Figure 10 would be better presented as a Table. It was not clear what is being shown in Figures 7 and 8.

The language is generally clear, but could be improved throughout. Some specific cases where improvements are needed: e.g. in the abstract, "mind-bloggling programming frameworks" could be written more professionally. "... leading the way for perfect long-term apps and ensuring that these applications are purely valid" - it is perhaps too much to say that this research will lead to "perfect apps".

Line 273 refers to "Section 6.3" - which is perhaps from a different version of the manuscript?

Line 276: "semantic integration decreases the accuracy of anti-patterns in apps" - do the authors mean "decreases the occurrence of anti-patterns"? (anti-patterns do not have accuracy).

Experimental design

Line 199 "We selected some popular apps" - was there a particular selection process? Why were these apps chosen?

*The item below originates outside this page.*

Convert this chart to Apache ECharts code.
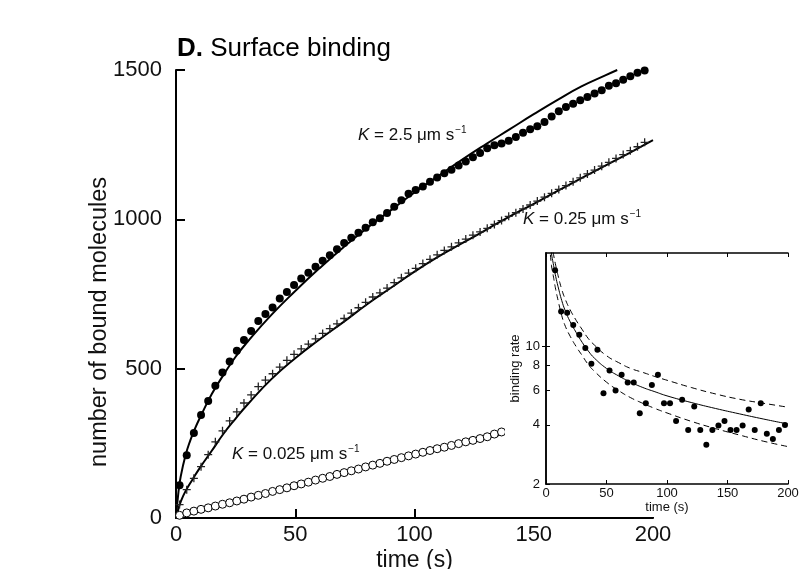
<!DOCTYPE html>
<html>
<head>
<meta charset="utf-8">
<script src="https://cdn.jsdelivr.net/npm/echarts@6/dist/echarts.min.js"></script>
<style>
  html, body { margin: 0; padding: 0; background: #fff; }
  #main { width: 803px; height: 569px; }
</style>
</head>
<body>
<div id="main"></div>
<script>
// sample times of the simulated data (s)
const tMain = [1.5, 4.5, 7.5, 10.5, 13.5, 16.5, 19.5, 22.5, 25.5, 28.5, 31.5, 34.5, 37.5, 40.5, 43.5, 46.5,
  49.5, 52.5, 55.5, 58.5, 61.5, 64.5, 67.5, 70.5, 73.5, 76.5, 79.5, 82.5, 85.5, 88.5, 91.5, 94.5, 97.5,
  100.5, 103.5, 106.5, 109.5, 112.5, 115.5, 118.5, 121.5, 124.5, 127.5, 130.5, 133.5, 136.5, 139.5, 142.5,
  145.5, 148.5, 151.5, 154.5, 157.5, 160.5, 163.5, 166.5, 169.5, 172.5, 175.5, 178.5, 181.5, 184.5, 187.5,
  190.5, 193.5, 196.5];

// K = 2.5 (filled dots)
const boundHigh = [110, 210, 285, 345, 392, 443, 487, 524, 560, 596, 626, 660, 683, 705, 735, 757, 780, 802,
  821, 841, 861, 880, 900, 921, 938, 955, 972, 990, 1004, 1021, 1042, 1064, 1086, 1098, 1110, 1126, 1140,
  1154, 1166, 1180, 1194, 1208, 1222, 1238, 1248, 1254, 1263, 1276, 1290, 1302, 1312, 1326, 1344, 1362,
  1376, 1387, 1399, 1410, 1421, 1432, 1447, 1456, 1467, 1479, 1491, 1498];
// K = 0.25 (crosses)
const boundMid = [45, 95, 133, 172, 212, 255, 292, 325, 355, 385, 412, 440, 462, 483, 505, 528, 548, 566,
  582, 600, 618, 634, 650, 668, 686, 704, 722, 740, 754, 770, 788, 804, 820, 836, 852, 866, 881, 896, 908,
  921, 934, 947, 958, 970, 983, 996, 1010, 1022, 1035, 1048, 1061, 1074, 1087, 1100, 1113, 1126, 1139,
  1152, 1165, 1178, 1191, 1204, 1217, 1230, 1243, 1258];
// K = 0.025 (open circles, visible part only)
const boundLow = [9, 17, 23, 29, 34, 40, 46, 51, 57, 63, 70, 76, 82, 89, 95, 101, 108, 114, 120, 127,
  133, 139, 146, 152, 158, 164, 171, 177, 183, 190, 196, 202, 208, 214, 220, 226, 232, 237, 243, 249,
  255, 260, 266, 272, 281, 288];

// fitted curves
const fitHighT = [0, 1, 2, 4, 6, 8, 10, 15, 20, 25, 30, 40, 50, 60, 70, 80, 90, 100, 110, 120, 130, 140, 150, 160, 170, 180, 185];
const fitHighY = [0, 85, 140, 210, 260, 300, 335, 415, 480, 540, 590, 680, 760, 835, 905, 970, 1030, 1090, 1145, 1200, 1252, 1302, 1352, 1400, 1445, 1482, 1500];
const fitMidT = [0, 1, 2, 4, 7, 10, 15, 20, 25, 30, 40, 50, 60, 70, 80, 90, 100, 110, 120, 130, 140, 150, 160, 170, 180, 190, 200];
const fitMidY = [0, 30, 55, 90, 130, 168, 225, 283, 333, 380, 465, 535, 597, 655, 715, 770, 825, 875, 920, 965, 1010, 1052, 1095, 1138, 1180, 1222, 1265];
const fitLowT = [0, 2, 5, 10, 20, 40, 60, 80, 100, 120, 138];
const fitLowY = [0, 8, 14, 24, 42, 85, 127, 169, 210, 248, 283];

// inset: binding rate
const rateT = [7.5, 12.5, 17.5, 22.5, 27.5, 32.5, 37.5, 42.5, 47.5, 52.5, 57.5, 62.5, 67.5, 72.5, 77.5, 82.5,
  87.5, 92.5, 97.5, 102.5, 107.5, 112.5, 117.5, 122.5, 127.5, 132.5, 137.5, 142.5, 147.5, 152.5, 157.5,
  162.5, 167.5, 172.5, 177.5, 182.5, 187.5, 192.5, 197.5];
const rateVals = [24.5, 15.1, 14.9, 12.9, 11.5, 9.85, 8.2, 9.65, 5.8, 7.57, 5.98, 7.2, 6.58, 6.58, 4.59, 5.16,
  6.38, 7.2, 5.16, 5.16, 4.18, 5.37, 3.77, 4.96, 3.77, 3.17, 3.77, 3.97, 4.18, 3.77, 3.77, 3.97, 4.79, 3.77,
  5.16, 3.6, 3.39, 3.77, 3.99];
const rateFitT = [3, 4.5, 6, 8, 10, 13, 16, 20, 25, 30, 35, 40, 50, 60, 70, 80, 90, 100, 120, 140, 160, 180, 200];
const rateFit = [38, 30, 26.5, 22.8, 20.2, 17.2, 15.2, 13.4, 11.8, 10.5, 9.5, 8.75, 7.75, 7.1, 6.6, 6.2, 5.9, 5.62, 5.2, 4.85, 4.55, 4.28, 4.04];
const rateUpper = [43, 34, 30, 26, 23, 19.6, 17.4, 15.4, 13.6, 12.2, 11.0, 10.2, 9.0, 8.3, 7.75, 7.4, 7.05, 6.75, 6.2, 5.75, 5.4, 5.15, 4.92];
const rateLower = [33, 26, 23, 19.6, 17.2, 14.4, 12.7, 11.3, 10.0, 9.0, 8.1, 7.5, 6.6, 5.98, 5.5, 5.15, 4.85, 4.6, 4.17, 3.83, 3.55, 3.3, 3.1];

const rateTicks = [2, 4, 6, 8, 10];

const FONT = '"Liberation Sans", Arial, Helvetica, sans-serif';

function pairs(xs, ys) {
  return ys.map((y, i) => [xs[i], y]);
}
const plain = v => String(v);

const plusPath = 'path://M4.2,0H5.8V4.2H10V5.8H5.8V10H4.2V5.8H0V4.2H4.2Z';

const myChart = echarts.init(document.getElementById('main'), null, {renderer: 'canvas'});

const axisBlack = {color: '#000', width: 2};
const kRich = {
  i: {fontStyle: 'italic', fontSize: 17, fontFamily: FONT, color: '#111'},
  s: {fontSize: 10, padding: [0, 0, 10, 1], fontFamily: FONT, color: '#111'}
};

myChart.setOption({
  animation: false,
  backgroundColor: '#fff',
  textStyle: {fontFamily: FONT},
  title: {
    text: '{b|D.} Surface binding',
    left: 172,
    top: 31,
    textStyle: {
      fontFamily: FONT, fontSize: 26, fontWeight: 'normal', color: '#000',
      rich: {b: {fontFamily: FONT, fontSize: 26, fontWeight: 'bold', color: '#000'}}
    }
  },
  grid: [
    {left: 176, right: 150, top: 70, bottom: 51, outerBoundsMode: 'none', containLabel: false},
    {left: 546, right: 15, top: 253, bottom: 85, outerBoundsMode: 'none', containLabel: false}
  ],
  xAxis: [
    {
      type: 'value', gridIndex: 0, min: 0, max: 200, interval: 50,
      axisLine: {lineStyle: axisBlack},
      axisTick: {inside: true, length: 9, lineStyle: axisBlack},
      axisLabel: {fontSize: 22, color: '#111', margin: 6, fontFamily: FONT, formatter: plain},
      splitLine: {show: false},
      name: 'time (s)', nameLocation: 'middle', nameGap: 31, nameMoveOverlap: false,
      nameTextStyle: {fontSize: 23, color: '#111', fontFamily: FONT}
    },
    {
      type: 'value', gridIndex: 1, min: 0, max: 200, interval: 50, z: 20,
      axisLine: {lineStyle: {color: '#000', width: 1.5}},
      axisTick: {inside: true, length: 4, lineStyle: {color: '#000', width: 1}},
      axisLabel: {fontSize: 13, color: '#111', margin: 3, fontFamily: FONT},
      splitLine: {show: false},
      name: 'time (s)', nameLocation: 'middle', nameGap: 17,
      nameTextStyle: {fontSize: 13, color: '#111', fontFamily: FONT}
    },
    {
      type: 'value', gridIndex: 1, min: 0, max: 200, interval: 50, z: 20, position: 'top',
      axisLine: {lineStyle: {color: '#000', width: 1.5}},
      axisTick: {inside: true, length: 4, lineStyle: {color: '#000', width: 1}},
      axisLabel: {show: false},
      splitLine: {show: false}
    }
  ],
  yAxis: [
    {
      type: 'value', gridIndex: 0, min: 0, max: 1500, interval: 500,
      axisLine: {lineStyle: axisBlack},
      axisTick: {inside: true, length: 9, lineStyle: axisBlack},
      axisLabel: {fontSize: 22, color: '#111', margin: 14, fontFamily: FONT, formatter: plain},
      splitLine: {show: false},
      name: 'number of bound molecules', nameLocation: 'middle', nameGap: 64, nameMoveOverlap: false,
      nameTextStyle: {fontSize: 23.5, color: '#111', fontFamily: FONT, padding: [0, 56, 0, 0]}
    },
    {
      type: 'log', gridIndex: 1, min: 2, max: 30, z: 20,
      axisLine: {lineStyle: {color: '#000', width: 1.5}},
      axisTick: {inside: true, length: 4, lineStyle: {color: '#000', width: 1}, customValues: rateTicks},
      axisLabel: {fontSize: 13, color: '#111', margin: 6, fontFamily: FONT, customValues: rateTicks},
      splitLine: {show: false},
      minorTick: {show: false},
      name: 'binding rate', nameLocation: 'middle', nameGap: 22,
      nameTextStyle: {fontSize: 13, color: '#111', fontFamily: FONT}
    },
    {
      type: 'log', gridIndex: 1, min: 2, max: 30, z: 20, position: 'right',
      axisLine: {lineStyle: {color: '#000', width: 1.5}},
      axisTick: {inside: true, length: 4, lineStyle: {color: '#000', width: 1}, customValues: [10]},
      axisLabel: {show: false},
      splitLine: {show: false}
    }
  ],
  graphic: [
    // white box of the inset hides the main plot behind it
    {type: 'rect', shape: {x: 505, y: 230, width: 298, height: 287}, style: {fill: '#fff'}, z: 10, silent: true},
    {
      type: 'text', x: 358, y: 135, z: 30,
      style: {text: '{i|K} = 2.5 μm s{s|−1}', fill: '#111', fontSize: 17, fontFamily: FONT, verticalAlign: 'middle', rich: kRich}
    },
    {
      type: 'text', x: 523, y: 219, z: 30,
      style: {text: '{i|K} = 0.25 μm s{s|−1}', fill: '#111', fontSize: 17, fontFamily: FONT, verticalAlign: 'middle', rich: kRich}
    },
    {
      type: 'text', x: 232, y: 454, z: 30,
      style: {text: '{i|K} = 0.025 μm s{s|−1}', fill: '#111', fontSize: 17, fontFamily: FONT, verticalAlign: 'middle', rich: kRich}
    }
  ],
  series: [
    {
      name: 'fit 2.5', type: 'line', xAxisIndex: 0, yAxisIndex: 0, data: pairs(fitHighT, fitHighY),
      showSymbol: false, smooth: true, lineStyle: {color: '#000', width: 2}, z: 2
    },
    {
      name: 'fit 0.25', type: 'line', xAxisIndex: 0, yAxisIndex: 0, data: pairs(fitMidT, fitMidY),
      showSymbol: false, smooth: true, lineStyle: {color: '#000', width: 2}, z: 2
    },
    {
      name: 'fit 0.025', type: 'line', xAxisIndex: 0, yAxisIndex: 0, data: pairs(fitLowT, fitLowY),
      showSymbol: false, smooth: true, lineStyle: {color: '#000', width: 2}, z: 2
    },
    {
      name: 'K 2.5', type: 'scatter', xAxisIndex: 0, yAxisIndex: 0, data: pairs(tMain, boundHigh),
      symbol: 'circle', symbolSize: 8, itemStyle: {color: '#000', opacity: 1}, z: 3
    },
    {
      name: 'K 0.25', type: 'scatter', xAxisIndex: 0, yAxisIndex: 0, data: pairs(tMain, boundMid),
      symbol: plusPath, symbolSize: 8, itemStyle: {color: '#222', opacity: 1}, z: 3
    },
    {
      name: 'K 0.025', type: 'scatter', xAxisIndex: 0, yAxisIndex: 0, data: pairs(tMain, boundLow),
      symbol: 'circle', symbolSize: 8, itemStyle: {color: '#fff', borderColor: '#000', borderWidth: 1, opacity: 1}, z: 3
    },
    {
      name: 'rate fit', type: 'line', xAxisIndex: 1, yAxisIndex: 1, data: pairs(rateFitT, rateFit),
      showSymbol: false, smooth: true, lineStyle: {color: '#000', width: 1}, z: 20
    },
    {
      name: 'rate upper', type: 'line', xAxisIndex: 1, yAxisIndex: 1, data: pairs(rateFitT, rateUpper),
      showSymbol: false, smooth: true, lineStyle: {color: '#000', width: 1, type: [6, 4]}, z: 20
    },
    {
      name: 'rate lower', type: 'line', xAxisIndex: 1, yAxisIndex: 1, data: pairs(rateFitT, rateLower),
      showSymbol: false, smooth: true, lineStyle: {color: '#000', width: 1, type: [6, 4]}, z: 20
    },
    {
      name: 'rate', type: 'scatter', xAxisIndex: 1, yAxisIndex: 1, data: pairs(rateT, rateVals),
      symbol: 'circle', symbolSize: 6, itemStyle: {color: '#000', opacity: 1}, z: 21
    }
  ]
});
</script>
</body>
</html>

Line 219 "we introduce... the correction method" - please clarify whether these are standard correction methods, or new methods that the authors are introducing in this manuscript?

Lines 243-247 - I was not clear on the rationale for integrating/combining two separate apps (e.g. WhatsApp and Viber) - perhaps the authors could clarify this?

Line 260-262 - the authors say they perform correlations, but it is not clear what is being correlated. In each case, is it the total number of occurrences? The rationale for these correlations was also not clear.

Validity of the findings

Lines 263-264 - "the greatest correlations were between attributes and operations groups" - however these had the smallest numbers - this should be acknowledged.

Lines 266-270 - the rationale for the ANOVA is not clearly stated - but I also don't understand the interpretation of these results. If there is no significant difference associated with any specific tool (p values are >> 0.05), does that mean we can use any *one* tool, rather than having to use them all?

Lines 278-280 - it is not clear how the % values are obtained. Also, these refer to "consistency checks" which are not described elsewhere.

Line 294 "there is a correlation between OLED and Protege" - Table 7 shows an r value of -0.060 which is negligible. Inferring a correlation from this result is unfounded.

Line 297: "guarantees consistency" - it is not clear from these results what is meant by consistency, and how this can be guaranteed.

Additional comments

As a general comment, I think this manuscript would benefit from a discussion on the relationship between the reverse engineering process and the anti-pattern detection process. Is there any consideration of:
i) does the reverse engineering process (in general, or for these specific apps) have risks associated with the quality of source code obtained?
ii) do your findings tell us anything specifically about this set of apps?
iii) would the process work as well if source code was obtained directly (e.g. from GitHub) rather than the first reverse engineering step?